Bizim çocukluğumuz ve şimdiki çocuklar
Zaman insan ömründe hızla akıp gidiyor, daha dün gibi dediğimiz çocukluğumuz, gençliğimiz bir çırpıda nasılda geçti gitti. İnsan yaşamında, zamanın kıymeti geçtikten sonra anlaşılıyor. Hani derler ya bir varmış bir yokmuş, işte öyle bir şey.
Bizim
zamanımızda çocuklar için hayat sokakta başlardı. Bizler sokaklarda
çocukluğumuzu doya doya yaşadık, hem oyun oynayan hemde öğrenen bir nesil idik.
Çocuklar saklambaç
oyununu oynarken, bulunulmayacak yerlere saklanırlardı, bugünkü adıyla
stratejiyi öğrenirlerdi. Yağ satarım bal satarım oynardık, yere tebeşir ile birbirini izleyen
kareler ya da daireler çizilen seksek oyunu oynardık. Beş taş vb. daha birçok
oyun oynardık. Bizler oynadığımız oyunlarla hem eğlenir hem sosyalleşir
hemde öğrenirdik.
Yine gazete kağıdından
altılı çıtalı uçurtma yapar kenarlarını hamurla yapıştırır, On metrelik
ipimizle rüzgarlı havalarda uçurur arkadaşlarımızla uçurtmaları yarıştırırdık,
Erkek çocuklar misket, futbol oynarlar, kızlar genellikle ip atlar ve yakan top
oynarlardı. Sokakta oyun oynarken acıkır, annemizin bir dilim taze ekmek
üzerine sürdüğü reçelli yağlı ekmeği atıştırmalık olarak yerdik.
Bizim nesil oyunları
öğrenerek ve eğlenerek oynuyordu şimdilerde ise bu ülkenin çocukları teknolojinin
ilerlemesiyle birlikte telefon, tablet ve bilgisayar oyunları oynamaktalar.

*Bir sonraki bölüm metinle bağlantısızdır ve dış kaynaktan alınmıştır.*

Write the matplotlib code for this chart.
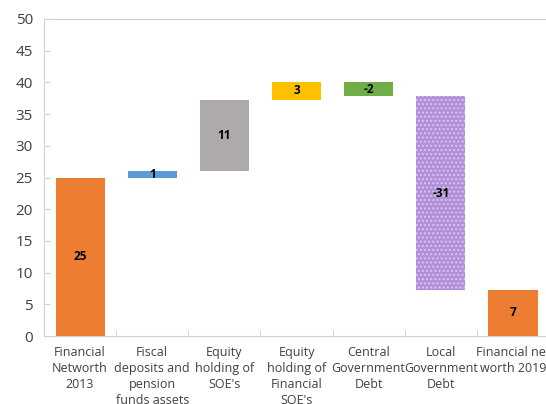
import numpy as np
import matplotlib.pyplot as plt

plt.rcParams['font.family'] = ['Open Sans', 'DejaVu Sans']

# 各項目（ウォーターフォール）
categories = ["Financial\nNetworth\n2013", "Fiscal\ndeposits and\npension\nfunds assets",
              "Equity\nholding of\nSOE's", "Equity\nholding of\nFinancial\nSOE's",
              "Central\nGovernment\nDebt", "Local\nGovernment\nDebt",
              "Financial net\nworth 2019"]
changes = [25.0, 1.0, 11.2, 2.9, -2.3, -30.5]
labels = ["25", "1", "11", "3", "-2", "-31", "7"]
colors = ["#ED7D31", "#5B9BD5", "#AEAAAA", "#FFC000", "#70AD47", "#B18FD6", "#ED7D31"]

# 累積から底と高さを求める
bottoms = []
heights = []
level = 0.0
for i, c in enumerate(changes):
    if i == 0:
        bottoms.append(0.0)
        heights.append(c)
    else:
        bottoms.append(level + min(c, 0))
        heights.append(abs(c))
    level += c
bottoms.append(0.0)
heights.append(level)

fig = plt.figure(figsize=(5.46, 4.04), dpi=100)
ax = fig.add_axes([0.0806, 0.168, 0.925, 0.785])

x = np.arange(len(categories))
bars = ax.bar(x, heights, bottom=bottoms, width=0.68, color=colors, edgecolor='none')
# Local Government Debt は点模様
bars[5].set_hatch('....')
bars[5].set_edgecolor('#D9C6EE')
bars[5].set_linewidth(0)

for b, lab in zip(bars, labels):
    cy = b.get_y() + b.get_height() / 2
    ax.text(b.get_x() + b.get_width() / 2, cy, lab, ha='center', va='center',
            fontsize=8.5, fontweight='bold', color='black')

ax.set_xlim(-0.5, 6.5)
ax.set_ylim(0, 50)
ax.set_yticks(np.arange(0, 51, 5))
ax.set_xticks(x)
ax.set_xticklabels(categories, fontsize=9, color='#404040', linespacing=1.3)
ax.set_xticks(np.arange(-0.5, 7, 1), minor=True)
ax.tick_params(axis='x', which='major', length=0, pad=7)
ax.tick_params(axis='x', which='minor', length=4, direction='in', color='#D0D0D0')
ax.tick_params(axis='y', length=4, direction='in', color='#D0D0D0', labelsize=11,
               labelcolor='#404040', pad=8)

for s in ['left', 'bottom', 'top']:
    ax.spines[s].set_color('#D0D0D0')
ax.spines['right'].set_visible(False)

fig.savefig("out.png", dpi=100)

Bunlarda çocuklarımızın gelişimlerini olumsuz yönde etkilemekte onların,
fiziksel, motor, sosyal duygusal, bilişsel gelişmeleri üzerinde olumsuz etkiler
bırakmaktadır.
Bugün, çocuklar dış
mekanda oyun oynamak yerine, daha çok teknolojik aletlerle içe dönük bir
oyun anlayışı ile yetişmekte, sokağın avantajlarından mahrum kalmaktadırlar. Bu
şekilde içe dönük bir oyun anlayışı çocukların gelişimini olumsuz yönde etki
etmekte, onların, sosyalleşmesine engel olmaktadır.
Şehirlerimizin değişen
dokusu, motorlu araç trafiğinin hızla artması ve dış çevrede çocuğun
güvenliğinin sağlanamaması nedenleri ile sokaklar günümüzde artık çocuklar için
oyun alanı işlevini yitirmiştir.
Modernleşen dünyada
sokaklar sadece fiziksel işlevi ile araç yolları ya da otoparklar haline
gelmiştir. Halbuki sokaklar, sosyal hayatın en önemli parçalarıdır. Her yaşta
bireyin günün her saatinde bir arada olabileceği doğal buluşma ortamları olan
sokaklar, yetişkinler için sosyalleşme, çocuklar için ise doğal oyun
alanlarıdır.
Türkiye’de de sokaklar
bu bakış açısı ile yeniden ele alınmalıdır. Çocuk gözü ile sokaklar yeniden
değerlendirilmeli ve iyileştirilmelidir. Çocuklar için ve çocuklarla birlikte
tasarlamak, geleceğin yetişkinleri olan çocuklarımıza daha iyi bir kent sunmak
için, öncelikli yapılması gerekenler arasında yer almaktadır.
Belediyelerimizin
çocuk oyun alanlarını artırmaları bizim kültürümüze ait değerler olan
karagöz-hacivat, keloğlan, nasrettin hoca vb. karakterlerin çocuklarımıza
tanıtılması hem öğrenen hem de eğlendiren proğramların yapılması, bu çağda
çocuklarımızı teknolojinin esaretinden bir nebze olsun kurtaracaktır.